Secrets of the Flesh: A Life of Colette

Secrets of the Flesh: A Life of Colette

Topics: Salon Book Awards, Books,

Secrets of the Flesh: A Life of Colette

By Christmas, Colette was settled in her new apartment. The last day of the old year, 1908, brought something rare to Paris: snow. It came down all night, and it was still falling “like a chenille veil,” “crisp as taffeta underfoot,” “powdery and vanilla” on the tongue, when Colette and her dogs went out to play “like three madwomen” in the deserted streets.
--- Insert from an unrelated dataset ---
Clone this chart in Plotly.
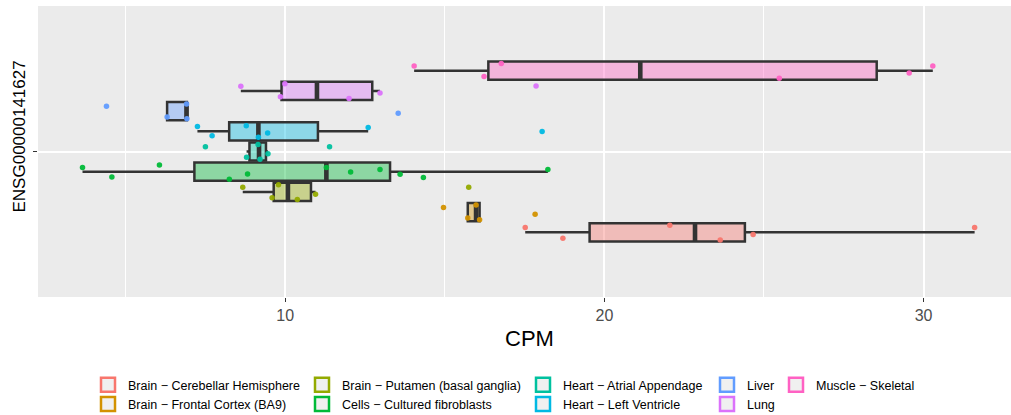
import numpy as np
import plotly.graph_objects as go

gene = "ENSG00000141627"
axis_title = "CPM"
tick_values = [10, 20, 30]

tissues = [
    "Brain − Cerebellar Hemisphere",
    "Brain − Frontal Cortex (BA9)",
    "Brain − Putamen (basal ganglia)",
    "Cells − Cultured fibroblasts",
    "Heart − Atrial Appendage",
    "Heart − Left Ventricle",
    "Liver",
    "Lung",
    "Muscle − Skeletal",
]
colors = ["#F8766D", "#D39200", "#93AA00", "#00BA38", "#00C19F",
          "#00B9E3", "#619CFF", "#DB72FB", "#FF61C3"]

cpm_cerebellar = [17.52, 18.70, 22.05, 23.63, 24.66, 31.60]
cpm_frontal = [14.96, 15.72, 15.98, 16.09, 17.83]
cpm_putamen = [8.67, 9.59, 9.79, 10.38, 10.95, 15.75]
cpm_fibroblasts = [3.65, 4.57, 6.06, 8.25, 8.82, 11.29, 12.05, 12.97, 13.60, 14.33, 18.23]
cpm_atrial = [7.50, 8.79, 9.15, 9.21, 9.46, 11.39]
cpm_ventricle = [7.25, 7.71, 8.78, 9.16, 9.45, 12.60, 18.05]
cpm_liver = [4.40, 6.30, 6.91, 6.92, 13.54]
cpm_lung = [8.61, 9.85, 9.99, 12.00, 12.97, 17.86]
cpm_muscle = [14.04, 16.23, 16.77, 25.48, 29.55, 30.29]

series = [cpm_cerebellar, cpm_frontal, cpm_putamen, cpm_fibroblasts, cpm_atrial,
          cpm_ventricle, cpm_liver, cpm_lung, cpm_muscle]

legend_ids = ["legend", "legend", "legend2", "legend2", "legend3", "legend3",
              "legend4", "legend4", "legend5"]

FONT = "Liberation Sans, Arial, Helvetica, sans-serif"


def rgba(hex_color, a):
    h = hex_color.lstrip("#")
    r, g, b = int(h[0:2], 16), int(h[2:4], 16), int(h[4:6], 16)
    return f"rgba({r},{g},{b},{a})"


def tukey_stats(vals):
    v = np.sort(np.asarray(vals, dtype=float))
    q1, med, q3 = np.quantile(v, [0.25, 0.5, 0.75])  # R type 7
    iqr = q3 - q1
    lo = v[v >= q1 - 1.5 * iqr].min()
    hi = v[v <= q3 + 1.5 * iqr].max()
    return float(q1), float(med), float(q3), float(lo), float(hi)


fig = go.Figure()
# boxes (ggplot-style stats)
for i, (name, col, vals) in enumerate(zip(tissues, colors, series)):
    q1, med, q3, lo, hi = tukey_stats(vals)
    fig.add_trace(go.Box(
        y=[gene], q1=[q1], median=[med], q3=[q3], lowerfence=[lo], upperfence=[hi],
        name=name, orientation="h", offsetgroup=f"g{i}", boxpoints=False,
        whiskerwidth=0, fillcolor=rgba(col, 0.4),
        line=dict(color="#333333", width=2.5),
        showlegend=False, hoverinfo="skip",
    ))

# thicker median bar (ggplot's fatten = 2)
for i, (name, vals) in enumerate(zip(tissues, series)):
    q1, med, q3, lo, hi = tukey_stats(vals)
    fig.add_trace(go.Box(
        y=[gene], q1=[med], median=[med], q3=[med], lowerfence=[med], upperfence=[med],
        name=name, orientation="h", offsetgroup=f"g{i}", boxpoints=False,
        whiskerwidth=0, fillcolor="rgba(0,0,0,0)",
        line=dict(color="#333333", width=4.6),
        showlegend=False, hoverinfo="skip",
    ))

# jittered sample points (box itself made invisible)
for i, (name, col, vals) in enumerate(zip(tissues, colors, series)):
    fig.add_trace(go.Box(
        x=vals, y=[gene] * len(vals), name=name, orientation="h",
        offsetgroup=f"g{i}", boxpoints="all", jitter=1.0, pointpos=0,
        whiskerwidth=0, fillcolor="rgba(0,0,0,0)",
        line=dict(color="rgba(0,0,0,0)", width=0),
        marker=dict(color=col, size=5.5, opacity=0.95),
        showlegend=False,
    ))

# legend keys
for name, col, lg in zip(tissues, colors, legend_ids):
    fig.add_trace(go.Scatter(
        x=[None], y=[None], mode="markers", name=name, legend=lg,
        marker=dict(symbol="square", size=14, color="#F0F0F0",
                    line=dict(color=col, width=2.5)),
        showlegend=True, hoverinfo="skip",
    ))

W, H = 1011, 415
ml, mt, mb = 38, 6, 118
pw = W - ml
ph = H - mt - mb


def px_x(px):
    return (px - ml) / pw


def px_y(py):
    return (H - mb - py) / ph


legend_cols_px = [50, 264, 485, 669, 738]
legend_top_px = 370
common_legend = dict(orientation="v", xanchor="left", yanchor="top",
                     xref="container", yref="container",
                     font=dict(family=FONT, size=12.5, color="#000000"),
                     bgcolor="rgba(0,0,0,0)", borderwidth=0, tracegroupgap=0,
                     itemclick=False, itemdoubleclick=False)
legends = {}
for i, key in enumerate(["legend", "legend2", "legend3", "legend4", "legend5"]):
    legends[key] = dict(common_legend, x=(legend_cols_px[i] + ml) / W,
                        y=1 - legend_top_px / H)

fig.update_layout(
    width=W, height=H,
    margin=dict(l=ml, r=0, t=mt, b=mb, pad=0, autoexpand=False),
    paper_bgcolor="white", plot_bgcolor="#EBEBEB",
    boxmode="group", boxgap=0.25, boxgroupgap=0.1,
    font=dict(family=FONT, color="#4D4D4D"),
    **legends,
    xaxis=dict(
        range=[2.255, 32.74], tickvals=tick_values,
        ticks="outside", ticklen=4, tickwidth=1.2, tickcolor="#333333",
        ticklabelstandoff=0,
        tickfont=dict(family=FONT, size=16, color="#4D4D4D"),
        showgrid=True, gridcolor="white", gridwidth=1.6, zeroline=False,
        minor=dict(tickvals=[5, 15, 25], showgrid=True, gridcolor="white", gridwidth=0.8, ticks=""),
        showline=False,
    ),
    yaxis=dict(
        type="category", range=[-0.6, 0.6], showticklabels=False,
        ticks="outside", ticklen=4, tickwidth=1.2, tickcolor="#333333",
        showgrid=True, gridcolor="white", gridwidth=1.6, zeroline=False,
    ),
    annotations=[
        dict(text=axis_title, xref="paper", yref="paper", x=px_x(529), y=px_y(338.5),
             xanchor="center", yanchor="middle", showarrow=False,
             font=dict(family=FONT, size=22, color="#000000")),
        dict(text=gene, xref="paper", yref="paper", x=px_x(18.5), y=px_y(137),
             xanchor="center", yanchor="middle", showarrow=False, textangle=-90,
             font=dict(family=FONT, size=17, color="#000000")),
    ],
)

fig.write_html("out.html")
They came in at dusk to doze by the hearth. “Here I am again,” writes Colette, “facing my fire, my solitude, and myself.” The snowfall and the dying of a tumultuous year made her pensive, and she gave herself over to reveries of seasons past, “the form of the years,” “the winters of the childhood.” When she roused herself, she found her shepherd bitch “steaming like a footbath” at her feet, the bulldog and the gray cat sleeping, and she was “astonished,” she writes, “to have changed and aged while I was dreaming.”
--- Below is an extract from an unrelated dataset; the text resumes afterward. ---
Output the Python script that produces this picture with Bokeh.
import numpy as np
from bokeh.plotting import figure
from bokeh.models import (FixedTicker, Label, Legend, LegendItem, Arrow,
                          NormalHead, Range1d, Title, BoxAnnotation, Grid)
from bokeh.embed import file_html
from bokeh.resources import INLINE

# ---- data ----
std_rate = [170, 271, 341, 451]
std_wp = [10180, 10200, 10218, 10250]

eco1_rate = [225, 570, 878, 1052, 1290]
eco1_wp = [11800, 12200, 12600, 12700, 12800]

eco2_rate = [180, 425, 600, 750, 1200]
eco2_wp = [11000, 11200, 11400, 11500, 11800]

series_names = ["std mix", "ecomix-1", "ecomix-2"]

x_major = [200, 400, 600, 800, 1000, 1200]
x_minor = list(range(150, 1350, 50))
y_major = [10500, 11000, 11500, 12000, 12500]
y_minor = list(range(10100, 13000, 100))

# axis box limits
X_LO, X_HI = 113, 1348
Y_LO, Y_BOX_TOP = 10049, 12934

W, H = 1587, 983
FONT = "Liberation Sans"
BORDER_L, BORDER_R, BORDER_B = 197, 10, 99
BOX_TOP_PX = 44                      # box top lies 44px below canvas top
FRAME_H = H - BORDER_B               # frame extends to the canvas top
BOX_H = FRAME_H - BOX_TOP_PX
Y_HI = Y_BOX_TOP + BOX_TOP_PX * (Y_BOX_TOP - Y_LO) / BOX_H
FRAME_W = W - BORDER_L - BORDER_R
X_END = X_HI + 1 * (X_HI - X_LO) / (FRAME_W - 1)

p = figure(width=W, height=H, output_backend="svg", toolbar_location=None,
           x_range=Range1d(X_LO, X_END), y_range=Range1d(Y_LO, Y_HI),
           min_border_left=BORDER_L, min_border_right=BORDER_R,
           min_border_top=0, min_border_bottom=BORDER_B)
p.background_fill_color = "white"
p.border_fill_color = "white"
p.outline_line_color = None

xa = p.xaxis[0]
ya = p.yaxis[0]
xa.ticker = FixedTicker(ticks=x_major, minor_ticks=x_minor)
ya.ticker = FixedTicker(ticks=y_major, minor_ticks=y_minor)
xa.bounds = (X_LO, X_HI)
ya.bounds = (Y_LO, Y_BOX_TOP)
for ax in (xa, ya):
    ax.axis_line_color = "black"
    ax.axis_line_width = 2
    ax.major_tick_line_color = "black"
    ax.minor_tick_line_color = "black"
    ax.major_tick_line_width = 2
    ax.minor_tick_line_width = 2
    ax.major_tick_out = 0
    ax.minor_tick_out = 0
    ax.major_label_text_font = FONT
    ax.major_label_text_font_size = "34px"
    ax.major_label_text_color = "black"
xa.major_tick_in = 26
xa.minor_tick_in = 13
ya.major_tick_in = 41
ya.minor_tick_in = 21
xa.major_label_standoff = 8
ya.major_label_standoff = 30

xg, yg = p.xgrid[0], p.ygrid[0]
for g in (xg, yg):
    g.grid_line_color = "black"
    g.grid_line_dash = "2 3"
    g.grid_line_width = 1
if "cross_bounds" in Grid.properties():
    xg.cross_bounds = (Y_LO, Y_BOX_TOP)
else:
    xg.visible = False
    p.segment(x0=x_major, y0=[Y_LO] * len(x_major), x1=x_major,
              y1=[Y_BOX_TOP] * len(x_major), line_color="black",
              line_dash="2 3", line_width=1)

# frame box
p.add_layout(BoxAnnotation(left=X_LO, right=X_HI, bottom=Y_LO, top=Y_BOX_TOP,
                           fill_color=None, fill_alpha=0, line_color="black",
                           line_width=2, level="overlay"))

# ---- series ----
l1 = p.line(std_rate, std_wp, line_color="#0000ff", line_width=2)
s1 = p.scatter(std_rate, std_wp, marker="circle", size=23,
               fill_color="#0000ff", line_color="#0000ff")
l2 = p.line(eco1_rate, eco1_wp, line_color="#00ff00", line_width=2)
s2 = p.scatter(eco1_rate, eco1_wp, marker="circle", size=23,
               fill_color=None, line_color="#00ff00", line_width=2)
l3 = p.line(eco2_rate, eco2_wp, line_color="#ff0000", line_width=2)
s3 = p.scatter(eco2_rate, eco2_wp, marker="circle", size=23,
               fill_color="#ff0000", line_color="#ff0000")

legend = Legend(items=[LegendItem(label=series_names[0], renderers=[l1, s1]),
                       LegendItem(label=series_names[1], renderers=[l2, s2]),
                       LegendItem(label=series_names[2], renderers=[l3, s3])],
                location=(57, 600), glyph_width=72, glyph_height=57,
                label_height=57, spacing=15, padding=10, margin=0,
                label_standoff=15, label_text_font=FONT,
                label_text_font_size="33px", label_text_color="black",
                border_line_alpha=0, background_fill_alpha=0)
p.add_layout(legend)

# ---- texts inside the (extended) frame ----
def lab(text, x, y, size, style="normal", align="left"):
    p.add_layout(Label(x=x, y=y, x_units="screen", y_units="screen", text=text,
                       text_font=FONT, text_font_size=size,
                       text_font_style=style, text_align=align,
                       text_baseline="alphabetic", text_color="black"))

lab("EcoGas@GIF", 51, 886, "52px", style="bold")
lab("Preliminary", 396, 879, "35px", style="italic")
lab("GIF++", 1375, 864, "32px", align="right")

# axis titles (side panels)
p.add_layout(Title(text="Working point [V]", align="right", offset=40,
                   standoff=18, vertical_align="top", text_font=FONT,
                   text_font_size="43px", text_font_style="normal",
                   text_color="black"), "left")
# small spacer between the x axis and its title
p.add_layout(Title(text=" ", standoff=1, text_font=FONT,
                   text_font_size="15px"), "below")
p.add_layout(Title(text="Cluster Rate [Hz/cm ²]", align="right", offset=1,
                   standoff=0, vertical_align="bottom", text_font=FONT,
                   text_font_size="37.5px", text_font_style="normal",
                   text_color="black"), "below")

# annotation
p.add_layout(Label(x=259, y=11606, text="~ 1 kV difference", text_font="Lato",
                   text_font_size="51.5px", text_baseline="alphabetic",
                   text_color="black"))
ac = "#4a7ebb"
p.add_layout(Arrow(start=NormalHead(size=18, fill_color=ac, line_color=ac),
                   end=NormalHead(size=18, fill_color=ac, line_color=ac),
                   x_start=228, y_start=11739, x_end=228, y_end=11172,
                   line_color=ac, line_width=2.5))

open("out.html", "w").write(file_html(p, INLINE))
There are many suicides in Colette’s work — a fact she never noticed, she told a friend in the 1930s, until it was pointed out to her by a reader. Juliette’s isn’t among them, but it sharpened her consciousness of mortality. Sitting by the fire that New Year’s Day, she held up her hand mirror and found, in the “dark water of the glass,” the first fine “claw marks” of age. What makes them so poignant to her in the French sense of the work — poindre means to pierce — was that she could still see beyond them to the “adorable,” “velvety,” “elastic,” “rosy girl” who was gone forever.
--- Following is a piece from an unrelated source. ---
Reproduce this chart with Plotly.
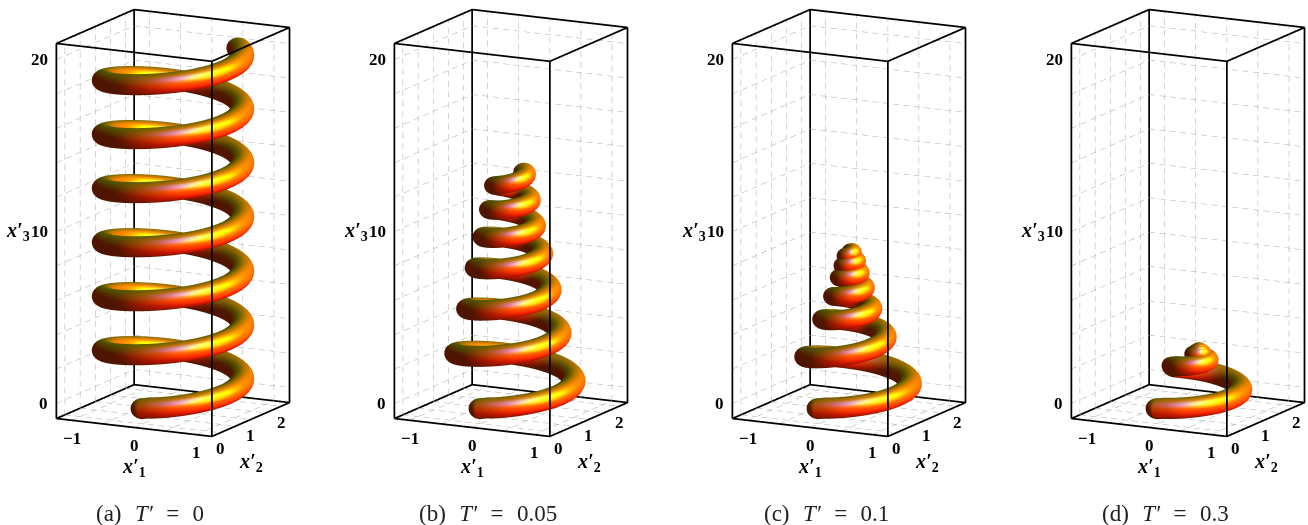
import numpy as np
import plotly.graph_objects as go

# ---- values ----
panel_names = ["(a)", "(b)", "(c)", "(d)"]
T_values = ["0", "0.05", "0.1", "0.3"]
panel_left_px = [0, 338, 676, 1015]

turns_a = [0, 1, 2, 3, 4, 5, 6, 6.37]
radius_a = [1, 1, 1, 1, 1, 1, 1, 1]
height_a = [0, 3.14, 6.28, 9.42, 12.57, 15.71, 18.85, 20.0]
tube_a = [1, 1, 1, 1, 1, 1, 1, 1]
drift_a = [0, 0, 0, 0, 0, 0, 0, 0]

turns_b = [0, .32, .82, 1.32, 1.82, 2.32, 2.82, 3.32, 3.82, 4.32, 4.82, 5.32, 5.82, 6.37]
radius_b = [1, .90, .79, .70, .62, .56, .50, .44, .39, .34, .30, .27, .23, .20]
height_b = [0, .94, 2.4, 3.7, 5.0, 6.2, 7.4, 8.3, 9.2, 9.9, 10.8, 11.4, 12.2, 12.95]
tube_b = [1, 1, 1, 1, .99, .98, .97, .96, .95, .94, .93, .92, .91, .9]
drift_b = [0, 0, 0, 0, 0, 0, 0, 0, 0, 0, 0, 0, 0, 0]

turns_c = [0, .32, .82, 1.32, 1.82, 2.32, 2.82, 3.32, 3.82, 4.32, 4.82, 5.32, 5.82, 6.37]
radius_c = [1, .88, .61, .52, .36, .32, .21, .22, .12, .15, .07, .10, .03, .04]
height_c = [0, .82, 2.2, 3.5, 4.4, 5.1, 5.75, 6.3, 6.85, 7.15, 7.55, 7.85, 8.1, 8.35]
tube_c = [1, 1, 1, .98, .96, .94, .92, .9, .88, .87, .86, .85, .84, .83]
drift_c = [0, 0, 0, 0, 0, 0, 0, 0, 0, 0, 0, 0, 0, 0]

turns_d = [0, .32, .75, .82, 1.32, 1.82, 2.5, 3.5, 6.37]
radius_d = [1, .75, .30, .22, .18, .05, .03, .01, 0]
height_d = [0, .53, 1.55, 1.75, 2.15, 2.45, 2.6, 2.65, 2.7]
tube_d = [1, 1, .96, .95, .9, .85, .8, .78, .76]
drift_d = [0, 0, .04, .05, .12, .17, .18, .18, .18]

x1_ticks = [-1, 0, 1]
x2_ticks = [0, 1, 2]
x3_ticks = [0, 10, 20]
x1_grid = [-1, -.5, 0, .5, 1]
x2_grid = [0, .5, 1, 1.5, 2]
x3_grid = [0, 2, 4, 6, 8, 10, 12, 14, 16, 18, 20]
x1_box = [-1.25, 1.25]
x2_box = [-.28, 2.28]
x3_box = [-.88, 20.94]

TUBE_H = 0.175
TUBE_Z = 0.6
PAD = 0.01     # axis range is a hair wider than the drawn box, so its edges are not clipped

def pad(b):
    d = (b[1]-b[0])*PAD
    return [b[0]-d, b[1]+d]

# ---- view ----
A, B, Z = 175.5, 170.6, 380.7
u, c, e = .889, .457, .224
ASPECT_XY = 1.70*(1+2*PAD)
ASPECT_Z = 1.726*(1+2*PAD)
EYE_DIST = 1.75
Sx, Sy, Sz = A/np.ptp(x1_box), B/np.ptp(x2_box), Z/np.ptp(x3_box)
ce = np.sqrt(1-e*e)
E = np.array([c*ce, -u*ce, e])
R = np.array([u, c, 0.0])
U = np.cross(E, R)

def smooth(v, n=9):
    k = np.ones(n)/n
    p = np.pad(v, n, mode='edge')
    return np.convolve(p, k, mode='same')[n:-n]

def tube_mesh(turns, radius, height, tube, drift):
    t = np.arange(0, turns[-1]*72+1)/72
    r = smooth(np.interp(t, turns, radius))
    z = smooth(np.interp(t, turns, height))
    w = smooth(np.interp(t, turns, tube))
    dx = smooth(np.interp(t, turns, drift))
    r[0], z[0] = radius[0], height[0]
    a = 2*np.pi*t
    phi = np.linspace(0, 2*np.pi, 29)
    cap = np.linspace(np.pi/2, 0, 7, endpoint=False)
    cx, cy = dx+r*np.sin(a), 1-r*np.cos(a)
    rows = []
    def row(i, off, scale):
        tan = np.array([np.cos(a[i]), np.sin(a[i])])
        rho = np.array([np.sin(a[i]), -np.cos(a[i])])
        h = TUBE_H*w[i]
        px = cx[i] + off*tan[0]*h + scale*h*np.cos(phi)*rho[0]
        py = cy[i] + off*tan[1]*h + scale*h*np.cos(phi)*rho[1]
        pz = z[i] + scale*TUBE_Z*w[i]*np.sin(phi)
        rows.append((px, py, pz))
    for th in cap:
        row(0, -np.sin(th), max(np.cos(th), .02))
    for i in range(len(t)):
        row(i, 0, 1)
    for th in cap[::-1]:
        row(len(t)-1, np.sin(th), max(np.cos(th), .02))
    X = np.array([q[0] for q in rows])
    Y = np.array([q[1] for q in rows])
    W = np.array([q[2] for q in rows])
    P = np.stack([X*Sx, Y*Sy, W*Sz], -1)
    d1 = np.gradient(P, axis=0)
    d2 = np.gradient(P, axis=1)
    d2[:, 0] = d2[:, -1] = P[:, 1]-P[:, -2]
    N = np.cross(d1, d2)
    N /= np.linalg.norm(N, axis=-1, keepdims=True)+1e-9
    mid = P.mean(axis=1, keepdims=True)
    sign = np.sign(((P-mid)*N).sum(-1, keepdims=True))
    sign[sign == 0] = 1
    N = N*sign
    nv = np.stack([N@R, N@U, N@E], -1)
    amb = np.array([.312, .188, .4])
    mat = np.array([1.0, .45, 0.0])
    lights = [((1, 0, 1), (1, 0, 0), .7, 30), ((1, 1, 1), (0, 1, 0), 1.0, 20), ((0, 1, 1), (0, 0, 1), .9, 30)]
    col = amb*mat*np.ones(nv.shape)
    for L, C, spec, power in lights:
        L = np.array(L, float); L /= np.linalg.norm(L)
        C = np.array(C, float)
        H = L+np.array([0, 0, 1.0]); H /= np.linalg.norm(H)
        col += np.clip(nv@L, 0, 1)[..., None]*C*mat
        col += spec*np.clip(nv@H, 0, 1)[..., None]**power*C
    col = (np.clip(col, 0, 1)*255).astype(int).reshape(-1, 3)
    vc = [f"rgb({a_},{b_},{c_})" for a_, b_, c_ in col]
    nr, nc = X.shape
    I = np.arange(nr*nc).reshape(nr, nc)
    v00 = I[:-1, :-1].ravel(); v01 = I[:-1, 1:].ravel()
    v10 = I[1:, :-1].ravel(); v11 = I[1:, 1:].ravel()
    return go.Mesh3d(x=X.ravel().round(4), y=Y.ravel().round(4), z=W.ravel().round(4),
                     i=np.r_[v00, v01], j=np.r_[v01, v11], k=np.r_[v10, v10],
                     vertexcolor=vc, flatshading=False, hoverinfo="skip", showscale=False,
                     lighting=dict(ambient=1, diffuse=0, specular=0, fresnel=0))

def polyline(segs, **line):
    xs, ys, zs = [], [], []
    for (p, q) in segs:
        xs += [p[0], q[0], None]; ys += [p[1], q[1], None]; zs += [p[2], q[2], None]
    return go.Scatter3d(x=xs, y=ys, z=zs, mode="lines", line=line, hoverinfo="skip", showlegend=False)

def dashed(segs, on=6.0, off=4.5):
    out = []
    for (p, q) in segs:
        p, q = np.array(p, float), np.array(q, float)
        dw = (q-p)*np.array([Sx, Sy, Sz])
        ln = np.hypot(dw@R, dw@U)
        s = 0.0
        while s < ln:
            out.append((tuple(p+(q-p)*s/ln), tuple(p+(q-p)*min(s+on, ln)/ln)))
            s += on+off
    return out

x0, x9 = x1_box; y0, y9 = x2_box; z0, z9 = x3_box
box = []
for yy in (y0, y9):
    for zz in (z0, z9):
        box.append(((x0, yy, zz), (x9, yy, zz)))
for xx in (x0, x9):
    for zz in (z0, z9):
        box.append(((xx, y0, zz), (xx, y9, zz)))
for xx in (x0, x9):
    for yy in (y0, y9):
        box.append(((xx, yy, z0), (xx, yy, z9)))
grid = []
for v in x1_grid:
    grid.append(((v, y0, z0), (v, y9, z0)))
    grid.append(((v, y9, z0), (v, y9, z9)))
for v in x2_grid:
    grid.append(((x0, v, z0), (x9, v, z0)))
    grid.append(((x0, v, z0), (x0, v, z9)))
for v in x3_grid:
    grid.append(((x0, y0, v), (x0, y9, v)))
    grid.append(((x0, y9, v), (x9, y9, v)))
grid = dashed(grid)

tick_font = dict(family="Liberation Serif", size=17, color="black")
title_font = dict(family="Liberation Serif", size=20, color="black")
def labels():
    out = []
    for v in x1_ticks:
        out.append(dict(x=v, y=y0, z=z0, text=f"<b>{str(v).replace('-', '−')}</b>", showarrow=False,
                        yshift=-18, font=tick_font))
    for v in x2_ticks:
        out.append(dict(x=x9, y=v, z=z0, text=f"<b>{v}</b>", showarrow=False, yshift=-16, font=tick_font))
    for v in x3_ticks:
        out.append(dict(x=x0, y=y0, z=v, text=f"<b>{v}</b>", showarrow=False, xanchor="right", xshift=-6, font=tick_font))
    out.append(dict(x=0, y=y0, z=z0, text="<b><i>x′</i><sub>1</sub></b>", showarrow=False, yshift=-40, font=title_font))
    out.append(dict(x=x9, y=1, z=z0, text="<b><i>x′</i><sub>2</sub></b>", showarrow=False, yshift=-43, font=title_font))
    out.append(dict(x=x0, y=y0, z=10, text="<b><i>x′</i><sub>3</sub></b>", showarrow=False, xanchor="right", xshift=-24, font=title_font))
    return out

series = [(turns_a, radius_a, height_a, tube_a, drift_a), (turns_b, radius_b, height_b, tube_b, drift_b),
          (turns_c, radius_c, height_c, tube_c, drift_c), (turns_d, radius_d, height_d, tube_d, drift_d)]

WIDTH, HEIGHT = 1308, 525
SP = "\u2002\u200a"
fig = go.Figure()
layout = {}
anns = []
for n, (s, left) in enumerate(zip(series, panel_left_px)):
    name = "scene" if n == 0 else f"scene{n+1}"
    for tr in (polyline(grid, color="#aaaaaa", width=1),
               tube_mesh(*s),
               polyline(box, color="black", width=3.5)):
        tr.update(scene=name)
        fig.add_trace(tr)
    ax = dict(visible=False, showgrid=False, showbackground=False, zeroline=False,
              showticklabels=False, showspikes=False, title="")
    cx = left+173
    layout[name] = dict(
        domain=dict(x=[(cx-120)/WIDTH, (cx+120)/WIDTH], y=[79/HEIGHT, 1]),
        xaxis=dict(ax, range=pad(x1_box), tickvals=x1_ticks),
        yaxis=dict(ax, range=pad(x2_box), tickvals=x2_ticks),
        zaxis=dict(ax, range=pad(x3_box), tickvals=x3_ticks),
        aspectmode="manual",
        aspectratio=dict(x=ASPECT_XY*A/Z, y=ASPECT_XY*B/Z, z=ASPECT_Z),
        camera=dict(projection=dict(type="orthographic"), up=dict(x=0, y=0, z=1),
                    center=dict(x=0, y=0, z=0),
                    eye=dict(x=E[0]*EYE_DIST, y=E[1]*EYE_DIST, z=E[2]*EYE_DIST)),
        annotations=labels())
    anns.append(dict(xref="paper", yref="paper", x=(left+150)/WIDTH, y=1-513/HEIGHT, showarrow=False,
                     xanchor="center", yanchor="middle",
                     text=f"{panel_names[n]}{SP}<i>T′</i>{SP}={SP}{T_values[n]}",
                     font=dict(family="Liberation Serif", size=23, color="#222")))

fig.update_layout(width=WIDTH, height=HEIGHT, margin=dict(l=0, r=0, t=0, b=0),
                  paper_bgcolor="white", showlegend=False, annotations=anns, **layout)
fig.write_html("out.html", config=dict(displayModeBar=False),
               post_script="document.body.style.margin='0';window.dispatchEvent(new Event('resize'));")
“You have to get old,” Colette told herself then, with more bravura than conviction, trying — as she often did — to disarm an unpleasant truth by stating it. She was three weeks shy of thirty-six: a youthful woman no longer young by the standards of her age and facing the mortality of her beauty. “Don’t cry,” she commands, “don’t clasp your hands in prayer, don’t rebel: you have to get old. Repeat the words to yourself, not as a howl of despair but as the boarding call to a necessary departure.” Colette goes on to unwind the imaginary “ribbon” of a life well lived. After addressing a series of lyrical, stoic blandishments to herself — the kind of sentences that would make her wince as a more seasoned writer — she concluded: “If you haven’t lost your hair, left your teeth behind you one by one, nor your spent limbs; if the dust of eternity hasn’t, in the final hour, blinded your eyes to the wondrous light — and if, at the end, you hold a loved hand in you own — then lie down smiling, go to sleep, happy one, go to sleep, lucky one.”



Colette would die at eighty-one. At the end, her supple dancer’s legs had failed her. She wore false teeth, could barely see, and she was deaf, but she held the hand of the man who loved her. As it happened, she had, practically to the final hour, kept her head, which is not, curiously enough, on her departure checklist. Braced against physical disintegration — the loss of beauty, sensual acuity, appetite, strength — Colette forgets or omits to fear the loss of her mental powers. Productive to the end, and secure in that aspect of her integrity, she would be remarkable among modern writers — perhaps the great women in particular — for a sense of self not vested in her mind.